* **Material provided**
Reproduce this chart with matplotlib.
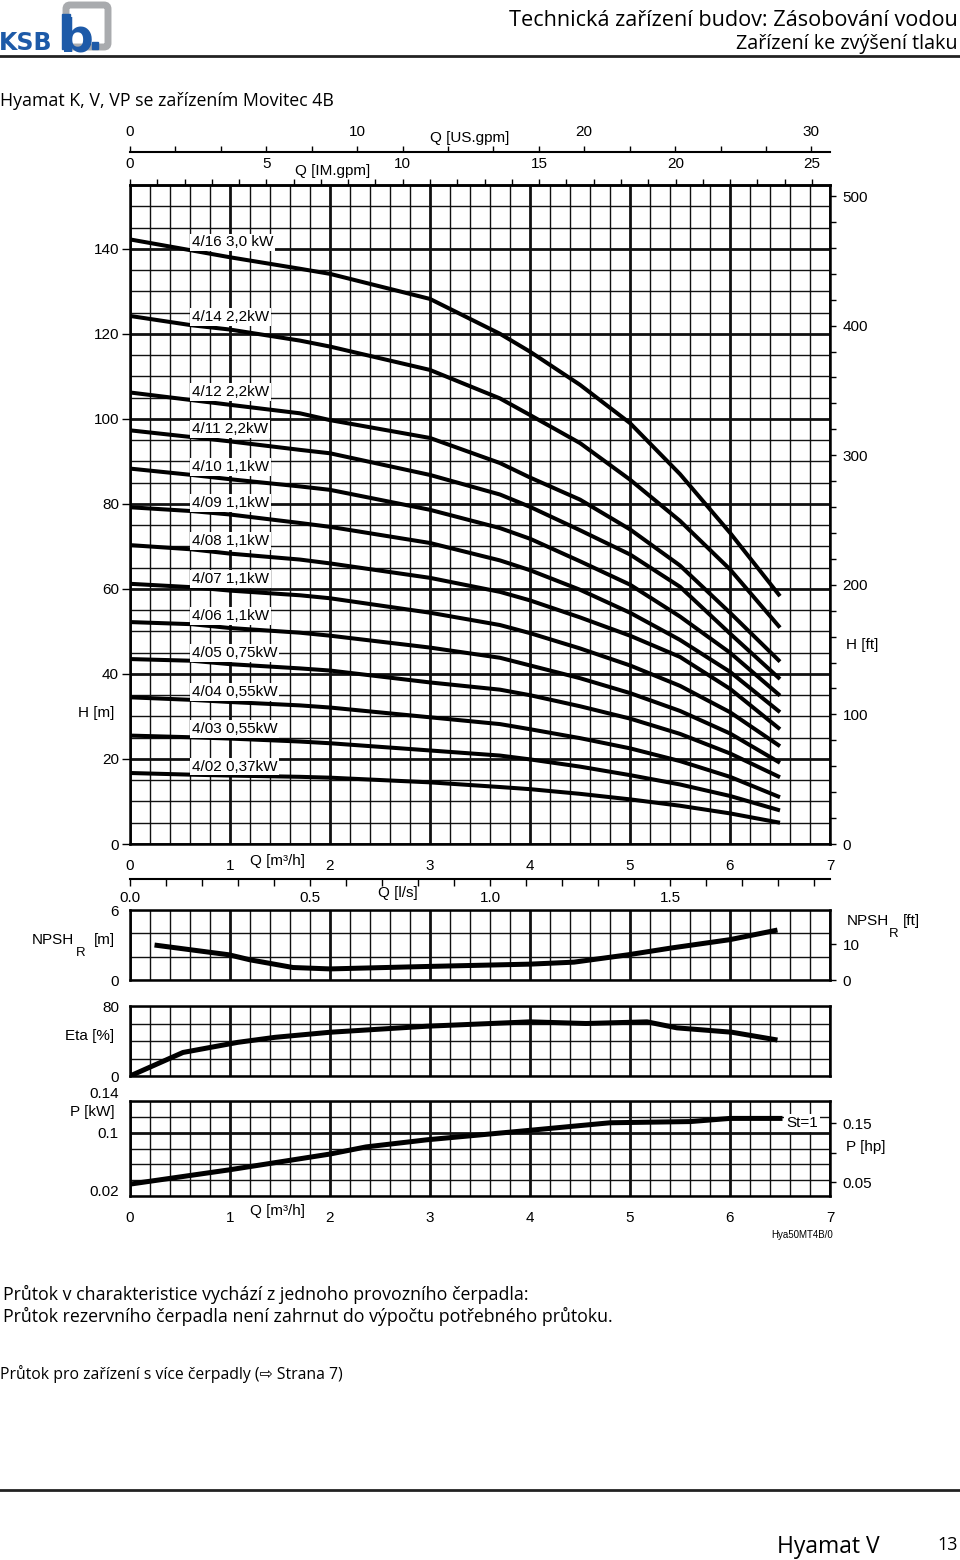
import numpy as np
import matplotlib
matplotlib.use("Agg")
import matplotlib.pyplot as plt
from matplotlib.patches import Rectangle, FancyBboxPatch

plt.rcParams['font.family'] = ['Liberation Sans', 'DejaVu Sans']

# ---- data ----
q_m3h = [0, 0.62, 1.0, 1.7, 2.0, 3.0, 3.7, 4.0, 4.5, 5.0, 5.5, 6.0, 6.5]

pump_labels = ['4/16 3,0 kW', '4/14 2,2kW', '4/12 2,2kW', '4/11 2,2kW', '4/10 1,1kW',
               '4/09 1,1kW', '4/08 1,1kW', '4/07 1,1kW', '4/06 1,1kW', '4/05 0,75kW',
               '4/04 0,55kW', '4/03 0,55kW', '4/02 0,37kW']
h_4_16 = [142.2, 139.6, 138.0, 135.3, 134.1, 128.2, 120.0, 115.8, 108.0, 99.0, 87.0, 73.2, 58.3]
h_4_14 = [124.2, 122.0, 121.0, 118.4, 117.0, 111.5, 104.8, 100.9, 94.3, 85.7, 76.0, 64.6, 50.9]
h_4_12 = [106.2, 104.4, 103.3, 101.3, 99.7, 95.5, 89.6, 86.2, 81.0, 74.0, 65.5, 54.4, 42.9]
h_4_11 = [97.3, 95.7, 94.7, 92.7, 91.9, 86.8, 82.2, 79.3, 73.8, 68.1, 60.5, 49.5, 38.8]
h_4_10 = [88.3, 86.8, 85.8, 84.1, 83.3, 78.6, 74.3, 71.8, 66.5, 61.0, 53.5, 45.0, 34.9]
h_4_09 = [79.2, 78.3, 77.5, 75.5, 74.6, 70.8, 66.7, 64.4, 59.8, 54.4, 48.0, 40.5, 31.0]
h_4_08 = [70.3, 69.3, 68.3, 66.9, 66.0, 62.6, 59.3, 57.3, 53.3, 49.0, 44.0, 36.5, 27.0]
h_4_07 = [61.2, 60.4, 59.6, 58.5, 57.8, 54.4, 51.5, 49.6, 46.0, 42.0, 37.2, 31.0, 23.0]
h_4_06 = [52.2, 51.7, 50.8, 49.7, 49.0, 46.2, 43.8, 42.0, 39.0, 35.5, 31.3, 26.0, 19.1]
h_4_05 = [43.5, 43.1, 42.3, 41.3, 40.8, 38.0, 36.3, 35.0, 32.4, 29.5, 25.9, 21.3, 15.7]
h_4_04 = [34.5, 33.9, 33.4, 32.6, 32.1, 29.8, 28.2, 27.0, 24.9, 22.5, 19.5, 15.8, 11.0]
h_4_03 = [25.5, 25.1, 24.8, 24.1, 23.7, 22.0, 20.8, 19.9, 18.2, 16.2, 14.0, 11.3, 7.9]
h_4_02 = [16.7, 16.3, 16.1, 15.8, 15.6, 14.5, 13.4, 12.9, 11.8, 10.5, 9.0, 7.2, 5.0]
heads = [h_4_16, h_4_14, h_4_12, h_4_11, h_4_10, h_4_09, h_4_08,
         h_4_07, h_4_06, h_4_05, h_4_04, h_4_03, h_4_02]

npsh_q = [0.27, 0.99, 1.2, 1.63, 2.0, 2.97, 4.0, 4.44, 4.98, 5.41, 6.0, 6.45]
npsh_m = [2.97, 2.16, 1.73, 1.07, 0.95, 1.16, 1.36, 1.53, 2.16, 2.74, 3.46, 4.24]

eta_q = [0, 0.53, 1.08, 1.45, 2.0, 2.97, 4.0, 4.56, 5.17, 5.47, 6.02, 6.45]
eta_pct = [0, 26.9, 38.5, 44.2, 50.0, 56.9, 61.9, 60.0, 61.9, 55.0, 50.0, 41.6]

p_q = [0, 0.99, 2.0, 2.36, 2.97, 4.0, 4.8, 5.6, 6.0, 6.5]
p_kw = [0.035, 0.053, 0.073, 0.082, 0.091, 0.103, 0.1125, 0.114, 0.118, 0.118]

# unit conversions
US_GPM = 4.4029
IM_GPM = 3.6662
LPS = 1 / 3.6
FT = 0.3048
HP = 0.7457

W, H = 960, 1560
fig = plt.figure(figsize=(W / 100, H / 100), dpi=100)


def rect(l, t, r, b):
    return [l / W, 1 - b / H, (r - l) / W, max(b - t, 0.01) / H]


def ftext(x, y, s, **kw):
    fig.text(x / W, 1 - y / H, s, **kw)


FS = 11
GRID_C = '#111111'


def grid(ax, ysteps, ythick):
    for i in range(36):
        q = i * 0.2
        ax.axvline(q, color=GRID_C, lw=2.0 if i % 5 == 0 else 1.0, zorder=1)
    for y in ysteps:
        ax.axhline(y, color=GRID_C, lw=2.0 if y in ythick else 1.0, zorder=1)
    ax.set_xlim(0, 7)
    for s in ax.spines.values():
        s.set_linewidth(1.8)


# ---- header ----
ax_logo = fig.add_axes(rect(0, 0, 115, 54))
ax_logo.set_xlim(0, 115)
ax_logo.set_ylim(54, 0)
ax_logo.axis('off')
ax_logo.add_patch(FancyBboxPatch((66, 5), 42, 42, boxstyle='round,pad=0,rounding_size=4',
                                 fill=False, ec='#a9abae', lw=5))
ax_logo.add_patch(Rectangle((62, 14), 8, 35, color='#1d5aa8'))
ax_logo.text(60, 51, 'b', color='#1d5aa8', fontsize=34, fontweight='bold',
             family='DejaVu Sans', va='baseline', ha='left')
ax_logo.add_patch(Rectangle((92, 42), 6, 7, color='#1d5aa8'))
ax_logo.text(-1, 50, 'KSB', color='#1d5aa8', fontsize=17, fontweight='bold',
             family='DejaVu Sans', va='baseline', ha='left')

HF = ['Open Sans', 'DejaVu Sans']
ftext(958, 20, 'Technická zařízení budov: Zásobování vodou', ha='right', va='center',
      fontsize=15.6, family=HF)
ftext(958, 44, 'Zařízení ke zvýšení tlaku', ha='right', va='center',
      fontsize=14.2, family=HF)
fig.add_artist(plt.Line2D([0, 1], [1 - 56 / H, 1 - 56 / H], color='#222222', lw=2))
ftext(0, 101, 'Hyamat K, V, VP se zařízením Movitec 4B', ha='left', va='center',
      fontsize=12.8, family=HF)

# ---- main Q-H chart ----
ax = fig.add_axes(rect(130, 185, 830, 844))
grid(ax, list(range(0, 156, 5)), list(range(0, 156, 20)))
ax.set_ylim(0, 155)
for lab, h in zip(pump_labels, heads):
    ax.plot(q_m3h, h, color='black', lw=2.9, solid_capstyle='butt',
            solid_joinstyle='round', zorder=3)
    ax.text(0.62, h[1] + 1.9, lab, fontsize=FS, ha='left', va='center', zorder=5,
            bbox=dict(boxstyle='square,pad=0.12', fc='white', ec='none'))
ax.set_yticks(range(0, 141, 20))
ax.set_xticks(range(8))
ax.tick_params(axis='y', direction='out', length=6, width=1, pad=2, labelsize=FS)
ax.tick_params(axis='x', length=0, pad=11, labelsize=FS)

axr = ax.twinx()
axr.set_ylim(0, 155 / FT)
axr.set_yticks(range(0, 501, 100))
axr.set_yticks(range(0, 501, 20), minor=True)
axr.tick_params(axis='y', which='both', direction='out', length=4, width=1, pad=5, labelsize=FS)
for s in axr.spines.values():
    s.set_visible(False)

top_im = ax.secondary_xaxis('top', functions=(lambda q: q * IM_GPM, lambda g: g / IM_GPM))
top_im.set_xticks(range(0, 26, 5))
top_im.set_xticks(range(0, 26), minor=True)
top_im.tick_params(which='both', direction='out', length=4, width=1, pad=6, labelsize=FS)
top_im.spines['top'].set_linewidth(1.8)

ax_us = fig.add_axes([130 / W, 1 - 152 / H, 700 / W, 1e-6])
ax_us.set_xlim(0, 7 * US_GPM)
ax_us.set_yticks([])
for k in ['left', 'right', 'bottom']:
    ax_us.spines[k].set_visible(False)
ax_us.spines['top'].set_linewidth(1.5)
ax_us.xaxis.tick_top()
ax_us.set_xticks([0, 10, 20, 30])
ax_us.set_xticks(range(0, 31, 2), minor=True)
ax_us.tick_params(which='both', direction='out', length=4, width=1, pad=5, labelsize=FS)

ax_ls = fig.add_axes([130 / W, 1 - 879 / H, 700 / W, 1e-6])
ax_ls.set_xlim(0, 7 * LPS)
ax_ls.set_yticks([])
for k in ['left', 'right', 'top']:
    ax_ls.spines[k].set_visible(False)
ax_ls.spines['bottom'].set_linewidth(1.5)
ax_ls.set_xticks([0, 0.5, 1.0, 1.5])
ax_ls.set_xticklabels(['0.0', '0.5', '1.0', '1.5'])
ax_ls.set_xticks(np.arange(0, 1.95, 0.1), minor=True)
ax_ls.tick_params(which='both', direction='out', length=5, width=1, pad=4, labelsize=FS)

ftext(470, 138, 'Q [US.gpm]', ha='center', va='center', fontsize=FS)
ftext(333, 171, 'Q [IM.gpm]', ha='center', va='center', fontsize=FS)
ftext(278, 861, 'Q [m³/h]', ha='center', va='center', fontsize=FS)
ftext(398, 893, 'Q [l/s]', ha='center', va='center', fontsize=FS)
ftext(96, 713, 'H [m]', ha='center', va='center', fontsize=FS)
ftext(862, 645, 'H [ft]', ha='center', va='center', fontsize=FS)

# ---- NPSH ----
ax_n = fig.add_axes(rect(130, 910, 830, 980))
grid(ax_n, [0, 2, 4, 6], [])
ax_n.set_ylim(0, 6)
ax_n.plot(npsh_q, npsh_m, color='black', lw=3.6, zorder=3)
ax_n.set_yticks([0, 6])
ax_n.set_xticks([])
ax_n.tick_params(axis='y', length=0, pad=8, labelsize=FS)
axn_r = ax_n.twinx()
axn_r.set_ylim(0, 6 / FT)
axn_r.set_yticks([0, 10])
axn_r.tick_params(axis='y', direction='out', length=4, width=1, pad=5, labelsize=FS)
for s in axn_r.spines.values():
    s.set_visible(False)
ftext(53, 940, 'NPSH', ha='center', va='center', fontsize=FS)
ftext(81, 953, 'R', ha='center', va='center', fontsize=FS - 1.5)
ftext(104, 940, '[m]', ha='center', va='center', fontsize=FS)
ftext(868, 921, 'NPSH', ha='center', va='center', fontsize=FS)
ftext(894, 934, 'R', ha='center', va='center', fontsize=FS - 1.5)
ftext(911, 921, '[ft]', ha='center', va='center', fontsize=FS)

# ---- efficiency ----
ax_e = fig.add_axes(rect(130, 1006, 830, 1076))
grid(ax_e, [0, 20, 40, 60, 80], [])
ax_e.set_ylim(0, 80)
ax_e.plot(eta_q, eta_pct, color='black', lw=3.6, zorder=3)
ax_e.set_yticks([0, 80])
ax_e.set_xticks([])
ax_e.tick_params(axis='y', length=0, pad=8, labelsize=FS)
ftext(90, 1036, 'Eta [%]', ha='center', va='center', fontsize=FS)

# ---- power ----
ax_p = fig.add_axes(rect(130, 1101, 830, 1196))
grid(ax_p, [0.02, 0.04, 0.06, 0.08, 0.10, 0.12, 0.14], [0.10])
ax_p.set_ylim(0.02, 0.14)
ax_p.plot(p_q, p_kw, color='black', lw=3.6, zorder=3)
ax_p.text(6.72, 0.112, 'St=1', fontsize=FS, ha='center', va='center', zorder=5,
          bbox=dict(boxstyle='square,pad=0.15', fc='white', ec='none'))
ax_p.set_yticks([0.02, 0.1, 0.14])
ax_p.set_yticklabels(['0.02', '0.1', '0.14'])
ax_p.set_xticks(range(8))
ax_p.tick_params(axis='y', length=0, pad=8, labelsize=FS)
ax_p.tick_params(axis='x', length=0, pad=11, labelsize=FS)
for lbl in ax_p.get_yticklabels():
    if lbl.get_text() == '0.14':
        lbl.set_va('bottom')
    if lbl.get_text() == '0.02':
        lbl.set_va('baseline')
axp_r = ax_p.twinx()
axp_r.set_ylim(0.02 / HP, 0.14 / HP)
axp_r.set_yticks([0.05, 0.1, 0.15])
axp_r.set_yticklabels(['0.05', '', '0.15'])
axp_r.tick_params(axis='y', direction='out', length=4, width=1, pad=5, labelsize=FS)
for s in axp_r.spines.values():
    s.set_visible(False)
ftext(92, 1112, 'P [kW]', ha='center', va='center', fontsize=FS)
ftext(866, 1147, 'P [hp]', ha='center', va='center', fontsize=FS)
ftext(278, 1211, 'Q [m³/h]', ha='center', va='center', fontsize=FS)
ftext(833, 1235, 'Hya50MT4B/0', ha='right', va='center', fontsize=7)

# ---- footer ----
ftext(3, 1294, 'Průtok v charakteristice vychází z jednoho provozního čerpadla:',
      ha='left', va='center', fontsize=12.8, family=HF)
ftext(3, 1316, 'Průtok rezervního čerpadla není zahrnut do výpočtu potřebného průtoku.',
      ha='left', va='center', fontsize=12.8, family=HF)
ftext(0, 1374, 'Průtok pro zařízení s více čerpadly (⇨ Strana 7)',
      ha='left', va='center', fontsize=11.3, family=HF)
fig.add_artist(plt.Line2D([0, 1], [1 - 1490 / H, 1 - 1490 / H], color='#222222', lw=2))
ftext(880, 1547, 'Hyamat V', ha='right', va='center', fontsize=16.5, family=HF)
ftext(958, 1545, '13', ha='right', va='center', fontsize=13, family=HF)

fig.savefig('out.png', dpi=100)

* **Your objective**
Restate, line by line and word for word, everything from the top of the material through the line that contains "5.5, 6.0, 6.5]". Leave pictures out.

* **Exercise response**
Reproduce this chart with matplotlib.
import numpy as np
import matplotlib
matplotlib.use("Agg")
import matplotlib.pyplot as plt
from matplotlib.patches import Rectangle, FancyBboxPatch

plt.rcParams['font.family'] = ['Liberation Sans', 'DejaVu Sans']

# ---- data ----
q_m3h = [0, 0.62, 1.0, 1.7, 2.0, 3.0, 3.7, 4.0, 4.5, 5.0, 5.5, 6.0, 6.5]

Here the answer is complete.